Work to be completed. The records below are to be copied word for word, with every picture left out.

--------------------------------

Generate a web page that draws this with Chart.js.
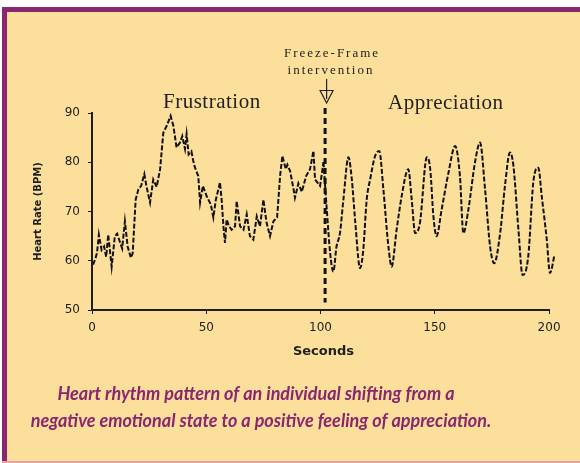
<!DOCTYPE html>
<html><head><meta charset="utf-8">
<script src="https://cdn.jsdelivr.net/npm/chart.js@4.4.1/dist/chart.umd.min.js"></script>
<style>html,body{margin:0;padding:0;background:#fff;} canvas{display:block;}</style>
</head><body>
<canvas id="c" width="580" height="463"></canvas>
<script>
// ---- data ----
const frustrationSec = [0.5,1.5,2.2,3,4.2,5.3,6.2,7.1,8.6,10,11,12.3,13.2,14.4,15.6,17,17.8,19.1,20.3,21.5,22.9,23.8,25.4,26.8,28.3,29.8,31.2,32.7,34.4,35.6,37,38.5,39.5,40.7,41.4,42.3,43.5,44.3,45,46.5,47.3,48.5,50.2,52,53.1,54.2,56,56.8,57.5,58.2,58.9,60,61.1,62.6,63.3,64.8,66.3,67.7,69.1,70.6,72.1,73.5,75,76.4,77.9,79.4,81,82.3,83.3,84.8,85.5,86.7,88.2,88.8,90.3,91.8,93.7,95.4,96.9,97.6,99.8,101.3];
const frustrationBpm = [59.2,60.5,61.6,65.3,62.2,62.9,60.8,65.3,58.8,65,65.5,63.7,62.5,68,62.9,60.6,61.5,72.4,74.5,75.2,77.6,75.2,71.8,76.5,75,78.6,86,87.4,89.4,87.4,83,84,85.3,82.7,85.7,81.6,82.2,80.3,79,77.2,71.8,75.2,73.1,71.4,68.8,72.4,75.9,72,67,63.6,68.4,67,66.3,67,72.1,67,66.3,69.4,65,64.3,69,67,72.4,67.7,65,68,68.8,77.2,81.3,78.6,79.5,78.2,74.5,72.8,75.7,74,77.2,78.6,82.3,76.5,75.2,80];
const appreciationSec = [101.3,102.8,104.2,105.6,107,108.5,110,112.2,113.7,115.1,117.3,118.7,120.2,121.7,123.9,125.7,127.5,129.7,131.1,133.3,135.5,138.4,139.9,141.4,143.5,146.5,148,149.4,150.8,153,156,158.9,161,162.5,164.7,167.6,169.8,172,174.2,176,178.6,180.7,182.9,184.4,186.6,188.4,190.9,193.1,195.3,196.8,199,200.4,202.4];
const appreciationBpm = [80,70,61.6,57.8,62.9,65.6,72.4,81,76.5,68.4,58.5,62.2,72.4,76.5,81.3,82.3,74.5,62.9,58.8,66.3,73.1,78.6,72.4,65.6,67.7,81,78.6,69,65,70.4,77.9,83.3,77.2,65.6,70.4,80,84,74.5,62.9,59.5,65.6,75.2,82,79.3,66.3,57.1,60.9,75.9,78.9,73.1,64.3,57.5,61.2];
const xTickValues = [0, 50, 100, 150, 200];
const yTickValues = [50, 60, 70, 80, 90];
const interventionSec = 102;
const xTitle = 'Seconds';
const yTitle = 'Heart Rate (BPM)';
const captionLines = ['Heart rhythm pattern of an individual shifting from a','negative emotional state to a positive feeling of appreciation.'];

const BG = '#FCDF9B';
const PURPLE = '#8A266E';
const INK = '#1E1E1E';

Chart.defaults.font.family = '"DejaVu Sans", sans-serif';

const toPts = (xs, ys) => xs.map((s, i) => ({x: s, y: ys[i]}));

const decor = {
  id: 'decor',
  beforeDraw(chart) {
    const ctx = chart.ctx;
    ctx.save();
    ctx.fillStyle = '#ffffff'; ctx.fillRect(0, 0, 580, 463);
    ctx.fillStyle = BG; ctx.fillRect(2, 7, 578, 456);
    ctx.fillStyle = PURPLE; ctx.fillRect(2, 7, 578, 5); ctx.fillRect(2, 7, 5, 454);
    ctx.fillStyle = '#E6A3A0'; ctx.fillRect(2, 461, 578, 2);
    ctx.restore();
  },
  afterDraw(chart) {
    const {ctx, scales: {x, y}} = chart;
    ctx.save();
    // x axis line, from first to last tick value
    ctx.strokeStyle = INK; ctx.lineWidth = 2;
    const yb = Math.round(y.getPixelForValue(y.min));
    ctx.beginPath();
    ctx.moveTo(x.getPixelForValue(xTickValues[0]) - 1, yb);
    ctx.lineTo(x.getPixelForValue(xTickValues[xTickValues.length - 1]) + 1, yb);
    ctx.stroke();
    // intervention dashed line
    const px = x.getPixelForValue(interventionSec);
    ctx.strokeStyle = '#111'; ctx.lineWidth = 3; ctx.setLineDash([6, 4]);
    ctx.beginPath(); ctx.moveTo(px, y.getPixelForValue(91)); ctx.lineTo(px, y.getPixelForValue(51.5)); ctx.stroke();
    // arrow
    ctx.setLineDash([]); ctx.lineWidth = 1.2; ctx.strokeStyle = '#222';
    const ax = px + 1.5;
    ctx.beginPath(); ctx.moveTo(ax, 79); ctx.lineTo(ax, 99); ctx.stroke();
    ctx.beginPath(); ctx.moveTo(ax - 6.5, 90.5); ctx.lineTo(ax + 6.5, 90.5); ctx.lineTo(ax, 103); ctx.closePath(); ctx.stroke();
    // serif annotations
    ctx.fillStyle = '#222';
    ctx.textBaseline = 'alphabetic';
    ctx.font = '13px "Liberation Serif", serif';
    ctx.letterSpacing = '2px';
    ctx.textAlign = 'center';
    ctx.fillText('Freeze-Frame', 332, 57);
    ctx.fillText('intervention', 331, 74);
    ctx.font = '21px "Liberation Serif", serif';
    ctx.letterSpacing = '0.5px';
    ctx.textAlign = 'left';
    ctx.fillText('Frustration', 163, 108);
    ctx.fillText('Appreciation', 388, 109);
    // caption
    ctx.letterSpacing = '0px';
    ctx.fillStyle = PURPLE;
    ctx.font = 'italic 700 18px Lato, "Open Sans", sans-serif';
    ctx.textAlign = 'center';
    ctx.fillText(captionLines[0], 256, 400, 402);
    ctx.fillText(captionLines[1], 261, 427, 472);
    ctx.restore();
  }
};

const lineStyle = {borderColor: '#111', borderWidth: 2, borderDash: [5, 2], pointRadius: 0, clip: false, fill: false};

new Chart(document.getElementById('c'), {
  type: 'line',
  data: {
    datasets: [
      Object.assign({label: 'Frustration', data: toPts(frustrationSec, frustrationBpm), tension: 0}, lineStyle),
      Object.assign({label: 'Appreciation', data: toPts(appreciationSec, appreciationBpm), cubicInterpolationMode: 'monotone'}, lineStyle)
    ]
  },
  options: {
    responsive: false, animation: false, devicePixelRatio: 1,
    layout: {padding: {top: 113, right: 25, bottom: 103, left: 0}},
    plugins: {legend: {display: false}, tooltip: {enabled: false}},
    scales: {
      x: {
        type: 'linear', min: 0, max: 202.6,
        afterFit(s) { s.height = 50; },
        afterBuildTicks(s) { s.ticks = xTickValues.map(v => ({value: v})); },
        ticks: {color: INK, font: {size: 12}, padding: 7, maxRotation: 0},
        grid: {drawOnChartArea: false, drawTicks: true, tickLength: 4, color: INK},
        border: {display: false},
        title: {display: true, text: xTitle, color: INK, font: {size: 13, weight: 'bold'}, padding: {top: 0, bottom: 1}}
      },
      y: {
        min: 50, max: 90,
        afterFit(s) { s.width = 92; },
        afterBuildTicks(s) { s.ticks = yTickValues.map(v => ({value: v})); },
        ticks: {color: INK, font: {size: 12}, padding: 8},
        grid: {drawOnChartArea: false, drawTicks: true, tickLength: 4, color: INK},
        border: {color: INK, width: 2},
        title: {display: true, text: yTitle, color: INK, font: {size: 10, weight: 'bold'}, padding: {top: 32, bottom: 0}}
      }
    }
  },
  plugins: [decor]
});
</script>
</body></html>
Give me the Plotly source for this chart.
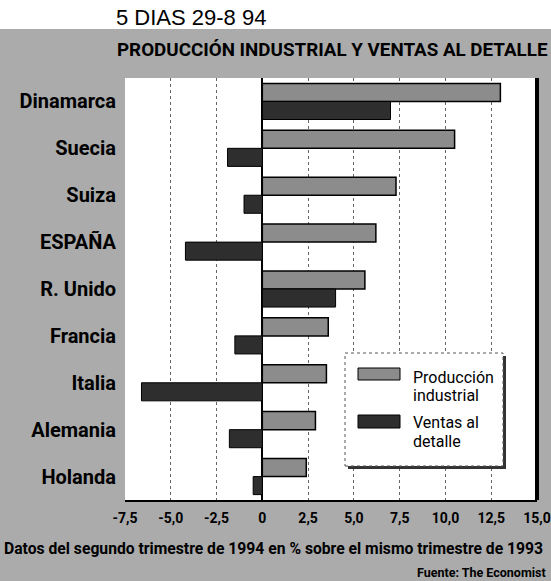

--------------------------------

Reply.
Generate a web page that draws this with Chart.js.
<!DOCTYPE html>
<html><head><meta charset="utf-8">
<script src="https://cdn.jsdelivr.net/npm/chart.js@4.4.1/dist/chart.umd.min.js"></script>
<style>html,body{margin:0;padding:0;background:#fff;} canvas{display:block;}</style>
</head><body>
<canvas id="c" width="580" height="463"></canvas>
<script>
// ---- data ----
const frustrationSec = [0.5,1.5,2.2,3,4.2,5.3,6.2,7.1,8.6,10,11,12.3,13.2,14.4,15.6,17,17.8,19.1,20.3,21.5,22.9,23.8,25.4,26.8,28.3,29.8,31.2,32.7,34.4,35.6,37,38.5,39.5,40.7,41.4,42.3,43.5,44.3,45,46.5,47.3,48.5,50.2,52,53.1,54.2,56,56.8,57.5,58.2,58.9,60,61.1,62.6,63.3,64.8,66.3,67.7,69.1,70.6,72.1,73.5,75,76.4,77.9,79.4,81,82.3,83.3,84.8,85.5,86.7,88.2,88.8,90.3,91.8,93.7,95.4,96.9,97.6,99.8,101.3];
const frustrationBpm = [59.2,60.5,61.6,65.3,62.2,62.9,60.8,65.3,58.8,65,65.5,63.7,62.5,68,62.9,60.6,61.5,72.4,74.5,75.2,77.6,75.2,71.8,76.5,75,78.6,86,87.4,89.4,87.4,83,84,85.3,82.7,85.7,81.6,82.2,80.3,79,77.2,71.8,75.2,73.1,71.4,68.8,72.4,75.9,72,67,63.6,68.4,67,66.3,67,72.1,67,66.3,69.4,65,64.3,69,67,72.4,67.7,65,68,68.8,77.2,81.3,78.6,79.5,78.2,74.5,72.8,75.7,74,77.2,78.6,82.3,76.5,75.2,80];
const appreciationSec = [101.3,102.8,104.2,105.6,107,108.5,110,112.2,113.7,115.1,117.3,118.7,120.2,121.7,123.9,125.7,127.5,129.7,131.1,133.3,135.5,138.4,139.9,141.4,143.5,146.5,148,149.4,150.8,153,156,158.9,161,162.5,164.7,167.6,169.8,172,174.2,176,178.6,180.7,182.9,184.4,186.6,188.4,190.9,193.1,195.3,196.8,199,200.4,202.4];
const appreciationBpm = [80,70,61.6,57.8,62.9,65.6,72.4,81,76.5,68.4,58.5,62.2,72.4,76.5,81.3,82.3,74.5,62.9,58.8,66.3,73.1,78.6,72.4,65.6,67.7,81,78.6,69,65,70.4,77.9,83.3,77.2,65.6,70.4,80,84,74.5,62.9,59.5,65.6,75.2,82,79.3,66.3,57.1,60.9,75.9,78.9,73.1,64.3,57.5,61.2];
const xTickValues = [0, 50, 100, 150, 200];
const yTickValues = [50, 60, 70, 80, 90];
const interventionSec = 102;
const xTitle = 'Seconds';
const yTitle = 'Heart Rate (BPM)';
const captionLines = ['Heart rhythm pattern of an individual shifting from a','negative emotional state to a positive feeling of appreciation.'];

const BG = '#FCDF9B';
const PURPLE = '#8A266E';
const INK = '#1E1E1E';

Chart.defaults.font.family = '"DejaVu Sans", sans-serif';

const toPts = (xs, ys) => xs.map((s, i) => ({x: s, y: ys[i]}));

const decor = {
  id: 'decor',
  beforeDraw(chart) {
    const ctx = chart.ctx;
    ctx.save();
    ctx.fillStyle = '#ffffff'; ctx.fillRect(0, 0, 580, 463);
    ctx.fillStyle = BG; ctx.fillRect(2, 7, 578, 456);
    ctx.fillStyle = PURPLE; ctx.fillRect(2, 7, 578, 5); ctx.fillRect(2, 7, 5, 454);
    ctx.fillStyle = '#E6A3A0'; ctx.fillRect(2, 461, 578, 2);
    ctx.restore();
  },
  afterDraw(chart) {
    const {ctx, scales: {x, y}} = chart;
    ctx.save();
    // x axis line, from first to last tick value
    ctx.strokeStyle = INK; ctx.lineWidth = 2;
    const yb = Math.round(y.getPixelForValue(y.min));
    ctx.beginPath();
    ctx.moveTo(x.getPixelForValue(xTickValues[0]) - 1, yb);
    ctx.lineTo(x.getPixelForValue(xTickValues[xTickValues.length - 1]) + 1, yb);
    ctx.stroke();
    // intervention dashed line
    const px = x.getPixelForValue(interventionSec);
    ctx.strokeStyle = '#111'; ctx.lineWidth = 3; ctx.setLineDash([6, 4]);
    ctx.beginPath(); ctx.moveTo(px, y.getPixelForValue(91)); ctx.lineTo(px, y.getPixelForValue(51.5)); ctx.stroke();
    // arrow
    ctx.setLineDash([]); ctx.lineWidth = 1.2; ctx.strokeStyle = '#222';
    const ax = px + 1.5;
    ctx.beginPath(); ctx.moveTo(ax, 79); ctx.lineTo(ax, 99); ctx.stroke();
    ctx.beginPath(); ctx.moveTo(ax - 6.5, 90.5); ctx.lineTo(ax + 6.5, 90.5); ctx.lineTo(ax, 103); ctx.closePath(); ctx.stroke();
    // serif annotations
    ctx.fillStyle = '#222';
    ctx.textBaseline = 'alphabetic';
    ctx.font = '13px "Liberation Serif", serif';
    ctx.letterSpacing = '2px';
    ctx.textAlign = 'center';
    ctx.fillText('Freeze-Frame', 332, 57);
    ctx.fillText('intervention', 331, 74);
    ctx.font = '21px "Liberation Serif", serif';
    ctx.letterSpacing = '0.5px';
    ctx.textAlign = 'left';
    ctx.fillText('Frustration', 163, 108);
    ctx.fillText('Appreciation', 388, 109);
    // caption
    ctx.letterSpacing = '0px';
    ctx.fillStyle = PURPLE;
    ctx.font = 'italic 700 18px Lato, "Open Sans", sans-serif';
    ctx.textAlign = 'center';
    ctx.fillText(captionLines[0], 256, 400, 402);
    ctx.fillText(captionLines[1], 261, 427, 472);
    ctx.restore();
  }
};

const lineStyle = {borderColor: '#111', borderWidth: 2, borderDash: [5, 2], pointRadius: 0, clip: false, fill: false};

new Chart(document.getElementById('c'), {
  type: 'line',
  data: {
    datasets: [
      Object.assign({label: 'Frustration', data: toPts(frustrationSec, frustrationBpm), tension: 0}, lineStyle),
      Object.assign({label: 'Appreciation', data: toPts(appreciationSec, appreciationBpm), cubicInterpolationMode: 'monotone'}, lineStyle)
    ]
  },
  options: {
    responsive: false, animation: false, devicePixelRatio: 1,
    layout: {padding: {top: 113, right: 25, bottom: 103, left: 0}},
    plugins: {legend: {display: false}, tooltip: {enabled: false}},
    scales: {
      x: {
        type: 'linear', min: 0, max: 202.6,
        afterFit(s) { s.height = 50; },
        afterBuildTicks(s) { s.ticks = xTickValues.map(v => ({value: v})); },
        ticks: {color: INK, font: {size: 12}, padding: 7, maxRotation: 0},
        grid: {drawOnChartArea: false, drawTicks: true, tickLength: 4, color: INK},
        border: {display: false},
        title: {display: true, text: xTitle, color: INK, font: {size: 13, weight: 'bold'}, padding: {top: 0, bottom: 1}}
      },
      y: {
        min: 50, max: 90,
        afterFit(s) { s.width = 92; },
        afterBuildTicks(s) { s.ticks = yTickValues.map(v => ({value: v})); },
        ticks: {color: INK, font: {size: 12}, padding: 8},
        grid: {drawOnChartArea: false, drawTicks: true, tickLength: 4, color: INK},
        border: {color: INK, width: 2},
        title: {display: true, text: yTitle, color: INK, font: {size: 10, weight: 'bold'}, padding: {top: 32, bottom: 0}}
      }
    }
  },
  plugins: [decor]
});
</script>
</body></html>
Give me the Plotly source for this chart.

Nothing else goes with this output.